Usually no. It provides the closest available RAL equivalent based on the input value, but RGB and RAL are different systems. Exact visual parity is not guaranteed.
Why does the converted RAL color look different in real life?
Because final appearance depends on lighting, finish, material, and surface texture. Screen color and painted color are judged in different visual conditions.
Is RAL Classic enough for RGB conversion?
For many industrial uses, RAL Classic is the starting point because it is widely recognized.

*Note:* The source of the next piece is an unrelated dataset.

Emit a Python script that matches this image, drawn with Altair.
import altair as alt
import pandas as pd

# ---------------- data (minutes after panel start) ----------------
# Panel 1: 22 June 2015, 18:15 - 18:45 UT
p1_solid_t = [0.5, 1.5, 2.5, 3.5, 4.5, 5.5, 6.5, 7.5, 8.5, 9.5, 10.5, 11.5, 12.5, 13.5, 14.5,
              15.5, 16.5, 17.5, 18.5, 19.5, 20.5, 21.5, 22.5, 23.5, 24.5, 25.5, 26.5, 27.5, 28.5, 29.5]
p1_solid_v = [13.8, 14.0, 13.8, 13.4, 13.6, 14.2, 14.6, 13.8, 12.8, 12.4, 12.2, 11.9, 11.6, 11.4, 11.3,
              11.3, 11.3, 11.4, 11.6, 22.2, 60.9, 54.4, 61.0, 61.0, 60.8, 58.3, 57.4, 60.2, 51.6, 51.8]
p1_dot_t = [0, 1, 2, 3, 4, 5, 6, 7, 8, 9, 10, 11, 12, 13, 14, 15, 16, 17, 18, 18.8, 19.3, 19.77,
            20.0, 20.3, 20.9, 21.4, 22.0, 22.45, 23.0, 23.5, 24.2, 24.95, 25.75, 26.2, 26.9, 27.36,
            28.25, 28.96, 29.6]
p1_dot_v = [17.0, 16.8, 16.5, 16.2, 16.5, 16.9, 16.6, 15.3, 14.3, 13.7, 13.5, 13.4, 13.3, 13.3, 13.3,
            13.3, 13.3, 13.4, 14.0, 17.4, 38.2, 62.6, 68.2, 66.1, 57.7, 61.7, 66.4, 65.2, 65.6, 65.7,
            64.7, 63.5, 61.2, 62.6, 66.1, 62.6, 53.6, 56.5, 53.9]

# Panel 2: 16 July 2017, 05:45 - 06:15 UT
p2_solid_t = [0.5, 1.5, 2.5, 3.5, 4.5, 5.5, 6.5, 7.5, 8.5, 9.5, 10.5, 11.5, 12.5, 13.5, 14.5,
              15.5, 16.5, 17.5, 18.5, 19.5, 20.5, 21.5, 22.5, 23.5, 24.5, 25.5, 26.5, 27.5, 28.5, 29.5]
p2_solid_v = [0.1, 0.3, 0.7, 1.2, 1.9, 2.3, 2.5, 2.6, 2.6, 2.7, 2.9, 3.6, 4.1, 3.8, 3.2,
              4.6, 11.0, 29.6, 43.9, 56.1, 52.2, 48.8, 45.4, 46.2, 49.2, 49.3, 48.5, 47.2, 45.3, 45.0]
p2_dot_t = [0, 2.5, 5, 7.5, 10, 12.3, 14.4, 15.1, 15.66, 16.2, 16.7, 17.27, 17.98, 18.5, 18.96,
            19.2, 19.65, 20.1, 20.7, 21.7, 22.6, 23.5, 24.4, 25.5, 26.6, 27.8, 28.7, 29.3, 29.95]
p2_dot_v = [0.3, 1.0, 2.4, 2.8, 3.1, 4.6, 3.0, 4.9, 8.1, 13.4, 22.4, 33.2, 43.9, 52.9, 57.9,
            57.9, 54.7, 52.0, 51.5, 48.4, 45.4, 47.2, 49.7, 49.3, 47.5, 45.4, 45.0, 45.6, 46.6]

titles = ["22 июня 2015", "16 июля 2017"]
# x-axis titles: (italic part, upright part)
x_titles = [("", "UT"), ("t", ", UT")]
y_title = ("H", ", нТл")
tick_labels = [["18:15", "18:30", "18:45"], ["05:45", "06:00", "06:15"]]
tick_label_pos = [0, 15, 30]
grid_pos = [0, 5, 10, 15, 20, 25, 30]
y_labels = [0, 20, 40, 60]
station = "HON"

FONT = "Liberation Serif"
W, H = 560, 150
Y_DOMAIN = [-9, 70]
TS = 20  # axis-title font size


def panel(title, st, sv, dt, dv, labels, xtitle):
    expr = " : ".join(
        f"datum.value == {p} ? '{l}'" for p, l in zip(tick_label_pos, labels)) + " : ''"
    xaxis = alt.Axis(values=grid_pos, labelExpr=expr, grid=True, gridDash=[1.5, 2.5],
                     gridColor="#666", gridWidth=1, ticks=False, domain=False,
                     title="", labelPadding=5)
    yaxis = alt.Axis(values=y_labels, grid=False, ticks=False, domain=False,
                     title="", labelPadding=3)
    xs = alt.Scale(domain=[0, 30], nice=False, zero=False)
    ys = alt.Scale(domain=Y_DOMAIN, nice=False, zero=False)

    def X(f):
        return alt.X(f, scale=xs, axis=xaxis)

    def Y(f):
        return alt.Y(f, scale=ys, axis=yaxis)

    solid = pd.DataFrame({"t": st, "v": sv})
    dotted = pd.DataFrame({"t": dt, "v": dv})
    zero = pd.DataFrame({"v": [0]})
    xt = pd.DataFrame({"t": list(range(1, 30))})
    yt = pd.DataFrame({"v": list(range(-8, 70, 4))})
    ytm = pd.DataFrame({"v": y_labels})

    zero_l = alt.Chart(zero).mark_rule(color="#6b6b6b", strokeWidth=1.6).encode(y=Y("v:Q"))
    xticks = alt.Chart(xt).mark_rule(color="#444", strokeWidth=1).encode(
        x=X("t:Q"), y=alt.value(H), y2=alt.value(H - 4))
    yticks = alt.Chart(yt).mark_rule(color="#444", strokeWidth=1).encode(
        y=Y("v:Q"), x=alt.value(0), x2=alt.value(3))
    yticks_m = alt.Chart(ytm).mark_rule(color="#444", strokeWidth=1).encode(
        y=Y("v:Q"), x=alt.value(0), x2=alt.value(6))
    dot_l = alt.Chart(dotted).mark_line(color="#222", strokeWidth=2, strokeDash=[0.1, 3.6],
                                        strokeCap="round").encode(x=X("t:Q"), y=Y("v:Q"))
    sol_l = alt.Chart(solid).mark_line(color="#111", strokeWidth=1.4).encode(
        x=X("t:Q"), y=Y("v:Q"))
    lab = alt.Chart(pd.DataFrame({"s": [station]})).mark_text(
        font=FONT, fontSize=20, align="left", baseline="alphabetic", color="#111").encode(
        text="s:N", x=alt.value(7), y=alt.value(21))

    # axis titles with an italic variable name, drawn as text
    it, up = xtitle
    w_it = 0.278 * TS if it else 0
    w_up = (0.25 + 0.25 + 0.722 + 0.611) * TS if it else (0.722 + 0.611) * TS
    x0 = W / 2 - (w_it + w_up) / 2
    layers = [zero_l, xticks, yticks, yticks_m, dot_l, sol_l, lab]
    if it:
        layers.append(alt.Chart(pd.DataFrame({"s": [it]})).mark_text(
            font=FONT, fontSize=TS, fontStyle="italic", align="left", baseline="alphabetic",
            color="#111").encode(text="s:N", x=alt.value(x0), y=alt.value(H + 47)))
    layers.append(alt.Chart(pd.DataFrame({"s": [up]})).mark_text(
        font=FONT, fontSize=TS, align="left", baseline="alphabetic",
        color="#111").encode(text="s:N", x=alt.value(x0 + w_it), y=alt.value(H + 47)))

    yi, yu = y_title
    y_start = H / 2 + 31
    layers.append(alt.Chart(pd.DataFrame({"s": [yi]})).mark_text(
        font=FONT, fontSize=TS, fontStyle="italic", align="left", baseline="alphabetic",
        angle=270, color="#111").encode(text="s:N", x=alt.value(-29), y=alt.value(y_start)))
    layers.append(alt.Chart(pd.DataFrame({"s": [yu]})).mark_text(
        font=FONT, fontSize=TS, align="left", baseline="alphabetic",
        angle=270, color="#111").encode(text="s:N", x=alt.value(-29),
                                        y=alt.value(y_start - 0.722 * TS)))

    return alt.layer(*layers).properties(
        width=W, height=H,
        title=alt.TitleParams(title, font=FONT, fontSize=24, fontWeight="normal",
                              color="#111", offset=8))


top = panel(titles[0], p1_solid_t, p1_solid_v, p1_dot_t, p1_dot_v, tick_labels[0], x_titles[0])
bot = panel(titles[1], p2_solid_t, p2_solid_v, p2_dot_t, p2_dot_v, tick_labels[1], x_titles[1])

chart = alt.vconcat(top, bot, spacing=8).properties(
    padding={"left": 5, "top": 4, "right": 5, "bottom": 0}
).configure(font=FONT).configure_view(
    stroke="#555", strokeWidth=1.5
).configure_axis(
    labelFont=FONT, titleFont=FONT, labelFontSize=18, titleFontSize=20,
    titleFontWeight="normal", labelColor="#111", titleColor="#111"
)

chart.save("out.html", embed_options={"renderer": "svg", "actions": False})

But if the target color is very specific, a broader system or custom sampling may be necessary.
What is the best way to verify an RGB to RAL match?
The most reliable method is to use the converter as an initial reference, then confirm with a physical RAL swatch on the actual material and finish.
Can I use RGB values for powder coating approval?
You can use RGB as an early design reference, but powder coating approval should be based on a physical RAL sample, because texture and gloss strongly affect the result.
How do I reduce color mismatch between design and manufacturing?
Use a consistent process: RGB input, nearest RAL selection, finish confirmation, controlled lighting review, and physical sample approval. This sequence lowers the chance of visible mismatch in production.
Conclusion
An RGB to RAL Converter is most useful when it is treated as a decision-support tool, not a final authority. It helps narrow color choices quickly, but dependable matching comes from combining digital conversion with standard references, lighting control, and physical sample validation. For any project where color consistency affects product quality, packaging, or installed appearance, that extra verification step is what prevents avoidable mistakes.